This is something I have been wondering for a while. Is there a place for nondeterministic functions in a purely functional language?
I'm talking about nondeterminism as in nondeterministic algorithms, not NTMs or nondeterministic programming. A function that may return different outputs for the same input.
Traditionally, one would achieve nondeterminism with a pseudorandom function, using a seed for an RNG. The seed needs to be incremented for every call to the function ergo you have a side-effect.
But let's pretend our CPU has a quantum random number generator: it can quantum entangle and collapse 2 qbits to generate a true random number. To the best of my knowledge, this would be truly side effect free. Alternatively, we simply don't give a shit about the underlying implementation of the random function and pretend It Just Works™.
The use of nondeterministic functions obviously breaks referential transparency. Should we care?
It does make memoization impossible for some functions, but if nondeterminism can be statically identified, this would not affect any functions that can theoretically be memoized anyway.
It shouldn't matter for lazy evaluation. Random 'choice' is random, regardless of order, a true random function wouldn't care when it is called.

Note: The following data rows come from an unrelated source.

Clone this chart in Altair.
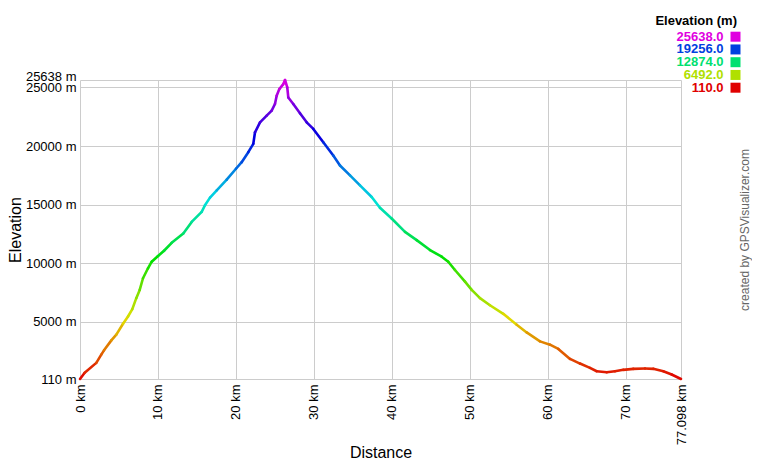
import altair as alt
import pandas as pd

# Distance (km) and elevation (m) along the track
dist = [0, 0.60, 2.09, 2.73, 3.08, 4.02, 4.66, 5.52, 6.16, 6.71, 7.22, 7.66, 8.08, 8.72, 9.20,
        10.01, 10.78, 11.76, 13.25, 14.33, 15.61, 16.03, 16.68, 17.54, 18.82, 20.01, 20.74, 21.59,
        22.23, 22.45, 23.09, 23.95, 24.59, 25.01, 25.23, 25.57, 26.08, 26.30, 26.59, 26.72, 27.36,
        28.22, 29.08, 29.93, 31.21, 32.49, 33.35, 34.64, 35.92, 37.42, 38.48, 39.98, 41.69, 43.19,
        44.90, 46.40, 47.24, 48.10, 49.39, 50.25, 51.31, 52.59, 54.30, 56.02, 57.30, 59.01, 60.29,
        61.36, 62.86, 64.14, 65.42, 66.28, 67.57, 68.63, 69.69, 70.98, 72.48, 73.54, 74.83, 75.90,
        77.098]
elev = [110, 637, 1487, 2193, 2558, 3408, 3893, 4828, 5448, 6077, 7012, 7718, 8712, 9562, 10123,
        10608, 11058, 11738, 12537, 13523, 14373, 14943, 15597, 16218, 17127, 18062, 18623, 19473,
        20187, 21173, 22023, 22593, 23018, 23587, 24293, 24862, 25287, 25638, 24998, 24148, 23587,
        22805, 22023, 21462, 20323, 19193, 18342, 17492, 16643, 15648, 14730, 13812, 12673, 11968,
        11118, 10548, 10123, 9418, 8423, 7718, 7012, 6409, 5678, 4743, 4088, 3323, 3043, 2677,
        1827, 1428, 1062, 773, 688, 773, 892, 977, 1002, 977, 773, 492, 110]

x_ticks = [0, 10, 20, 30, 40, 50, 60, 70, 77.098]
y_ticks = [110, 5000, 10000, 15000, 20000, 25000, 25638]
legend_values = [25638.0, 19256.0, 12874.0, 6492.0, 110.0]
legend_title = ["Elevation (m)"]
credit = ["created by GPSVisualizer.com"]

FONT = "Liberation Sans"

df = pd.DataFrame({"d": dist, "e": elev})
seg = pd.DataFrame({
    "d": df["d"][:-1].values,
    "e": df["e"][:-1].values,
    "d2": df["d"][1:].values,
    "e2": df["e"][1:].values,
})
seg["em"] = (seg["e"] + seg["e2"]) / 2

color_scale = alt.Scale(
    domain=[110, 6492, 12874, 19256, 25638],
    range=["#e00000", "#b0e000", "#00e070", "#0040e0", "#e000e0"],
    interpolate="hsl",
)

line = alt.Chart(seg).mark_rule(strokeWidth=2.6, strokeCap="round").encode(
    x=alt.X("d:Q", title="Distance",
            scale=alt.Scale(domain=[0, 77.098], nice=False, zero=False),
            axis=alt.Axis(values=x_ticks, labelAngle=270, labelPadding=5,
                          labelExpr="datum.value + ' km'", labelOverlap=False,
                          labelFlush=False, titleY=73, titleBaseline="middle")),
    x2="d2:Q",
    y=alt.Y("e:Q", title="Elevation",
            scale=alt.Scale(domain=[110, 25638], nice=False, zero=False),
            axis=alt.Axis(values=y_ticks, labelPadding=4,
                          labelExpr="datum.value + ' m'", labelOverlap=False,
                          labelBaseline={"condition": {"test": "datum.value == 25638",
                                                       "value": "alphabetic"},
                                         "value": "middle"},
                          labelFlush=False, titleX=-65, titleBaseline="middle")),
    y2="e2:Q",
    color=alt.Color("em:Q", scale=color_scale, legend=None),
)

leg_df = pd.DataFrame({"v": legend_values, "i": list(range(len(legend_values)))})
leg_y = alt.Y("i:Q", scale=alt.Scale(domain=[0, 4], range=[-43.3, 7.7]), axis=None)

leg_text = alt.Chart(leg_df).mark_text(
    align="right", baseline="middle", font=FONT, fontSize=13, fontWeight="bold"
).encode(
    x=alt.value(643.5),
    y=leg_y,
    text=alt.Text("v:Q", format=".1f"),
    color=alt.Color("v:Q", scale=color_scale, legend=None),
)

leg_sq = alt.Chart(leg_df).mark_square(size=100, opacity=1).encode(
    x=alt.value(655.5),
    y=leg_y,
    color=alt.Color("v:Q", scale=color_scale, legend=None),
)

title_txt = alt.Chart(pd.DataFrame({"t": legend_title})).mark_text(
    align="right", baseline="middle", font=FONT, fontSize=13, fontWeight="bold", color="#000"
).encode(x=alt.value(657), y=alt.value(-59), text="t:N")

credit_txt = alt.Chart(pd.DataFrame({"t": credit})).mark_text(
    align="center", baseline="middle", font=FONT, fontSize=12, color="#666", angle=270
).encode(x=alt.value(665), y=alt.value(150), text="t:N")

chart = alt.layer(line, leg_text, leg_sq, title_txt, credit_txt).resolve_scale(
    y="independent", x="independent"
).properties(
    width=601, height=299,
    autosize=alt.AutoSizeParams(type="none"),
    padding={"left": 72, "top": 72, "right": 71, "bottom": 80},
    background="white",
).configure_view(stroke="transparent").configure_axis(
    grid=True, gridColor="#cccccc", gridWidth=1, domain=False, ticks=False,
    labelFont=FONT, labelFontSize=13, labelColor="#000",
    titleFont=FONT, titleFontSize=16, titleFontWeight="normal", titleColor="#000",
)

chart.save("out.html", embed_options={"renderer": "svg", "actions": False})
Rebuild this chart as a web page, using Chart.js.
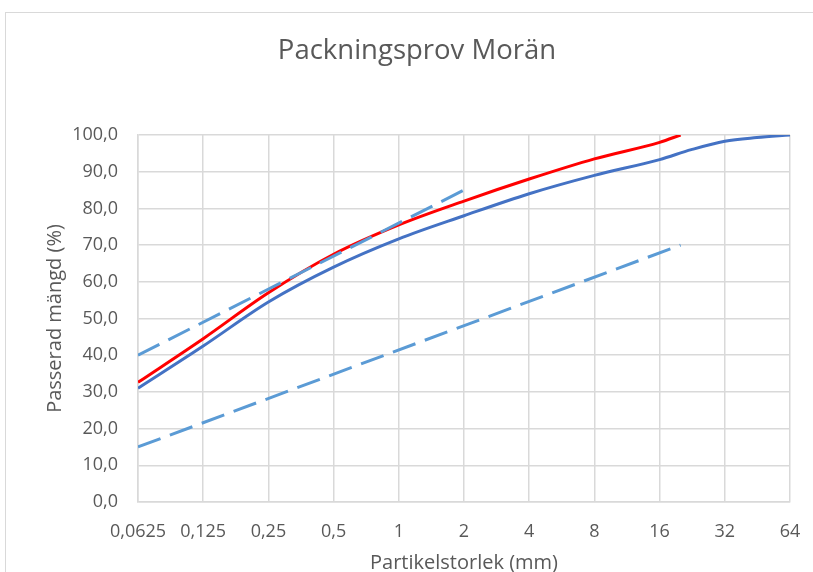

It shouldn't affect the Curry-Howard correspondence, as it doesn't change the type system.
It shouldn't really affect the isomorphism with category theory, as while we may no longer have equality of values for many cases, we still have equivalence. Two random numbers are equivalent in that they are both random numbers.
However, I cannot help but feel I am missing something important here. I haven't been able to find any academic literature about the subject, but then again I suck at finding academic literature.